Their answer: Analysis of Korean data suggests that bundling services increases switching costs, which they estimate to be about 65% of the monthly cost for the services. These switching costs can allow providers to leverage market dominance in one area into another.
Why does it matter? Bundling is common, making it important to understand its effects.
Apostolos Filippas and John Horton
Their question: How do people choose who to follow on social media?
Their answer: People wants to see good content, but also want other people to see their own content. Using data from econtwitter, the authors find that people use “attention bartering” to gain followers, where non-top users follow each other to gain audiences.
Why does it matter? How content competes for consumers’ scarce time is a key part of the attention economy.
Otto Kässi, Vili Lehdonvirta, and Fabian Stephany
Their question: How many people work on online platforms like Amazon Mechanical Turk?
Their answer: ˜10 million workers have ever worked an online job, and 2.7m have made at least $1000 or worked on ≥10 projects. They base their answer on data from 351 online work sites they consider to be “non-trivial” using Google Trends, Alexa ranking, and more.
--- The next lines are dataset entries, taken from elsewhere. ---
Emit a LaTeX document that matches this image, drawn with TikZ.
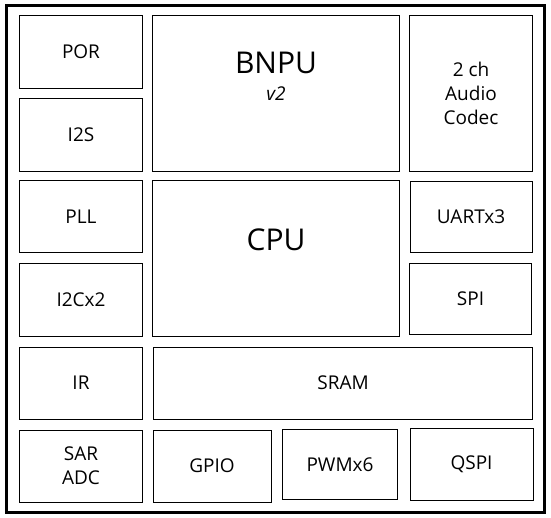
\documentclass[tikz,border=0pt]{standalone}
\usepackage{fontspec}
\setmainfont{Open Sans}

\begin{document}
\begin{tikzpicture}
			[x=1pt,y=-1pt,
			block/.style={draw,line width=1pt,inner sep=0pt,align=center,font=\fontsize{19}{24}\selectfont},
			side/.style={block,minimum width=123pt,minimum height=72pt},
			big/.style={font=\fontsize{30}{34}\selectfont}]
			\useasboundingbox (0,0) rectangle (551,518);
			\draw[line width=3pt] (6.5,5.5) rectangle (544,512.5);
			% left column
			\node[side,minimum height=73pt] (por) at (81,52) {POR};
			\node[side,minimum height=73pt] (i2s) at (81,135) {I2S};
			\node[side] (pll) at (81,217) {PLL};
			\node[side] (i2c) at (81,300) {I2Cx2};
			\node[side] (ir) at (81,383) {IR};
			\node[side] (adc) at (81,466) {SAR\\ADC};
			% core
			\node[block,minimum width=247pt,minimum height=156pt] (bnpu) at (276,93.5) {};
			\node[big,anchor=base] (bnputxt) at (276,74) {BNPU};
			\node[font=\fontsize{19}{22}\selectfont\itshape,anchor=base] (bnpuver) at (276,101) {v2};
			\node[block,minimum width=247pt,minimum height=155pt] (cpu) at (276,258.5) {};
			\node[big] (cputxt) at (276,240) {CPU};
			% right column
			\node[side,minimum height=156pt] (codec) at (471,93.5) {2 ch\\Audio\\Codec};
			\node[side,minimum width=122pt,minimum height=71pt] (uart) at (471,217) {UARTx3};
			\node[side,minimum width=122pt,minimum height=70pt] (spi) at (470.5,299) {SPI};
			% bottom
			\node[block,minimum width=379pt,minimum height=72pt] (sram) at (343,383) {SRAM};
			\node[block,minimum width=118pt,minimum height=72pt] (gpio) at (212,466) {GPIO};
			\node[block,minimum width=115pt,minimum height=70pt] (pwm) at (340,464.5) {PWMx6};
			\node[side] (qspi) at (471.5,464.5) {QSPI};
		\end{tikzpicture}
\end{document}
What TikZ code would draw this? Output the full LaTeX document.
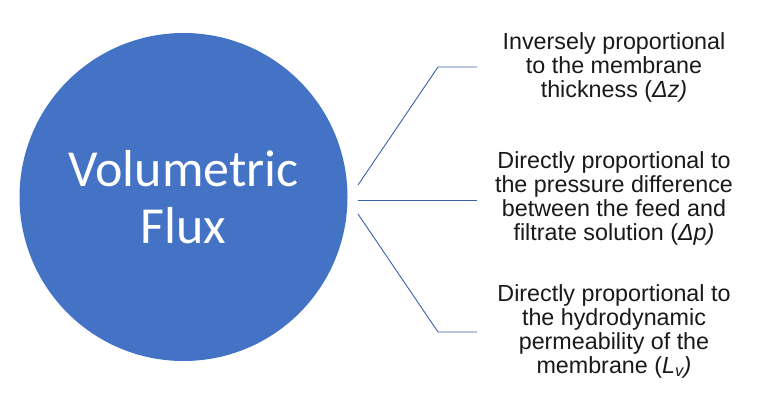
\documentclass[tikz,border=0pt]{standalone}
\usepackage{fontspec}
\setmainfont{Liberation Sans}
\newfontfamily\calib{Carlito}
\definecolor{officeblue}{HTML}{4472C4}
\begin{document}
\begin{tikzpicture}[x=1pt,y=-1pt,
  bubble/.style={circle,fill=officeblue,minimum size=328pt,inner sep=0pt,text=white,align=center,
    font=\calib\fontsize{52}{57}\selectfont},
  info/.style={align=center,text=black!90,inner sep=0pt,font=\fontsize{23.3}{24}\selectfont},
  conn/.style={draw=officeblue!85!black,line width=0.9pt}]
\useasboundingbox (0,0) rectangle (768,401);
\node[bubble] (flux) at (183.5,197) {Volumetric\\Flux};
\node[info] (t1) at (614,67) {Inversely proportional\\to the membrane\\thickness (\textit{Δz)}};
\node[info] (t2) at (614,198) {Directly proportional to\\the pressure difference\\between the feed and\\filtrate solution (\textit{Δp)}};
\node[info] (t3) at (614,331) {Directly proportional to\\the hydrodynamic\\permeability of the\\membrane (\textit{L\textsubscript{v})}};
\coordinate (s1) at (358,185);
\coordinate (k1) at (438,67);
\coordinate (e1) at (477,67);
\coordinate (s2) at (358,200);
\coordinate (e2) at (477,200);
\coordinate (s3) at (358,214);
\coordinate (k3) at (438,332);
\coordinate (e3) at (477,332);
\draw[conn] (s1) -- (k1) -- (e1);
\draw[conn] (s2) -- (e2);
\draw[conn] (s3) -- (k3) -- (e3);
\end{tikzpicture}
\end{document}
Why does it matter? Online work is a new and growing segment of the labor market and we need to understand it in order to make good policy
Raviv Murciano-Goroff, Ran Zhuo & Shane Greenstein
Their question: How does non-priced open source server software cause mismeasurement in productivity and national economic statistics?
Their answer: The authors estimate that missing value for the open-source Apache and Nginx web servers using a massive data set of Internet Archive websites from over 200,000 organizations with more than 50 employees. They estimate that usage of Apache and Nginx generated $66M of value in server software in 2000, increasing to $125-315M in 2018, which was not captured in official data.
Why does it matter? National economic data do not generally capture zero-priced goods, such as open-source software. Sever software is just one type of open source software, and open source software is used widely. The large mismeasurement just from Apache and Nginx server software alone suggests that the total mismeasurement resulting just from open source software is much larger.
Not all authors are affiliated with TPI. We do not necessarily agree with everything, or even anything, in these papers, but find them interesting.